The potency of a drink made with powdered alcohol varies with how much water is added, so consumers may easily over-consume. Health experts fear some people may mix the powdered alcohol with alcoholic beverages – not water – to create a super-alcoholic drink. Some may try to spike other’s beverages without their knowledge, or even snort it for what they think may be a more immediate buzz. A Vice News report in 2014 said powdered alcohol burns like napalm.
The New York Times reported April 3 that the maker of powdered alcohol product Palcohol had bragged about unorthodox and potentially risky uses for his product: “In 2012, Mark Phillips needed a way to market his new invention: a powdered form of alcohol that could be mixed with water. You could sprinkle it on guacamole, although snorting it would get you drunk quickly and was probably not a good idea, Mr. Phillips wrote online in those earlier days.” Though Phillips has removed the statements from his Website, Facebook users did not forget, posting that he reminded people to add Palcohol after a dish was cooked so the alcohol would not burn off “and that defeats the whole purpose.” One news site called the product, made by an Arizona company, “the sneakiest and most efficient way to get drunk.”
“Michigan’s family owned beer and wine distributors applaud the Michigan Legislature’s proposal to ban powdered alcohol and keep this irresponsible product out of the hands of minors and people who might abuse it or use it to harm others,” said Mike Lashbrook, president of the Michigan Beer and Wine Wholesalers Association, which represents 50 independent distributors in the state. “A product like powdered alcohol puts public health and safety at risk, and that’s why so many people are rightfully concerned about the potential for this product to be misused and abused.”

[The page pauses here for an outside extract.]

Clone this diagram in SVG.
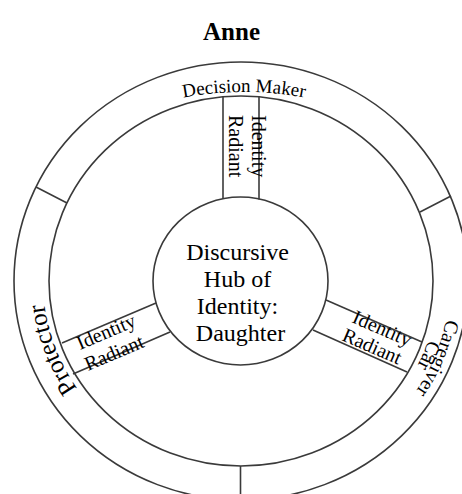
<svg xmlns="http://www.w3.org/2000/svg" width="462" height="494" viewBox="0 0 462 494">
  <style>
    .ln { fill: none; stroke: #3a3a3a; stroke-width: 1.6; }
    .tx { font-family: "Liberation Serif", "Times New Roman", serif; fill: #000; }
    .title { font-size: 25px; font-weight: bold; }
    .ring { font-size: 19px; }
    .rad { font-size: 20px; }
    .hub { font-size: 24px; }
  </style>
  <defs>
    <!-- baselines for the curved ring labels -->
    <path id="arc-top" d="M144,107.5 A330,330 0 0 1 344,107.5"/>
    <path id="arc-left" d="M113.7,427.3 A198,191 0 0 1 45.4,251.1"/>
    <path id="arc-right-outer" d="M446.2,319.4 A209,201 0 0 1 345.5,455.1"/>
    <path id="arc-right-inner" d="M428.4,339.7 A197,190 0 0 1 339.5,445.5"/>
  </defs>

  <rect width="462" height="494" fill="#fff"/>

  <g id="title">
    <text class="tx title" x="231.5" y="40" text-anchor="middle">Anne</text>
  </g>

  <!-- outer ring split into three roles -->
  <g id="ring">
    <ellipse class="ln" cx="241" cy="281" rx="227" ry="219"/>
    <ellipse class="ln" cx="241" cy="281" rx="192" ry="185"/>
    <line class="ln" x1="36" y1="187" x2="67" y2="203"/>
    <line class="ln" x1="451" y1="196" x2="420" y2="212"/>
    <line class="ln" x1="240.5" y1="466" x2="240.5" y2="500"/>
  </g>

  <g id="decision-maker">
    <text class="tx ring"><textPath href="#arc-top" startOffset="50%" text-anchor="middle">Decision Maker</textPath></text>
  </g>

  <g id="protector">
    <text class="tx" font-size="25"><textPath href="#arc-left" startOffset="50%" text-anchor="middle">Protector</textPath></text>
  </g>

  <g id="caregiver">
    <text class="tx rad"><textPath href="#arc-right-outer">Caregiver</textPath></text>
    <text class="tx rad"><textPath href="#arc-right-inner">Car</textPath></text>
  </g>

  <!-- central hub -->
  <g id="hub">
    <ellipse class="ln" cx="240.5" cy="281" rx="87.5" ry="84"/>
    <text class="tx hub" text-anchor="middle">
      <tspan x="240.5" y="260">Discursive</tspan>
      <tspan x="240.5" y="287">Hub of</tspan>
      <tspan x="240.5" y="314">Identity:</tspan>
      <tspan x="240.5" y="341">Daughter</tspan>
    </text>
  </g>

  <!-- radiant channels from hub to ring -->
  <g id="connectors">
    <line class="ln" x1="223" y1="198.7" x2="223" y2="96.8"/>
    <line class="ln" x1="259" y1="199.5" x2="259" y2="96.6"/>
    <line class="ln" x1="62" y1="343" x2="156" y2="303"/>
    <line class="ln" x1="73" y1="374" x2="170" y2="332"/>
    <line class="ln" x1="326" y1="300" x2="422" y2="342"/>
    <line class="ln" x1="313" y1="330" x2="407" y2="372"/>
  </g>

  <g id="radiant-top">
    <text class="tx rad" transform="translate(252,115) rotate(90)">Identity</text>
    <text class="tx rad" transform="translate(229,115) rotate(90)">Radiant</text>
  </g>

  <g id="radiant-left">
    <text class="tx rad" transform="translate(80,350) rotate(-23)">Identity</text>
    <text class="tx rad" transform="translate(88,371) rotate(-23)">Radiant</text>
  </g>

  <g id="radiant-right">
    <text class="tx rad" transform="translate(351,322) rotate(23.5)">Identity</text>
    <text class="tx rad" transform="translate(341,340) rotate(23.5)">Radiant</text>
  </g>
</svg>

Scott Ellis, executive director of the Michigan Licensed Beverage Association, said: “Responsible adults who want to enjoy an alcoholic beverage or two at the end of the day with friends and family are not likely to reach for a packet of freeze-dried palcohol. Palcohol is just another danger recklessly exposing minors to alcohol. As a former police officer, I know law enforcement, educators and parents work very hard to keep alcohol in conventional liquid form out of the hands of teenagers, and tiny grains of alcohol in small packets will only make things worse.”
Auday Arabo, president and CEO of MIRA representing large and small retailers, grocery stores and gas stations, said: “Our members in every channel of the retail business work very hard keeping alcohol away from minors and teenagers. Businesses in communities across Michigan are committed to doing the right thing as the first point of access. Powdered alcohol is one dangerous product that will make this effort harder, and we don’t need it on our shelves, in our stores and in our communities!”
At least six states have banned powdered alcohol, according to the National Conference of State Legislatures, and 30 others are considering bans.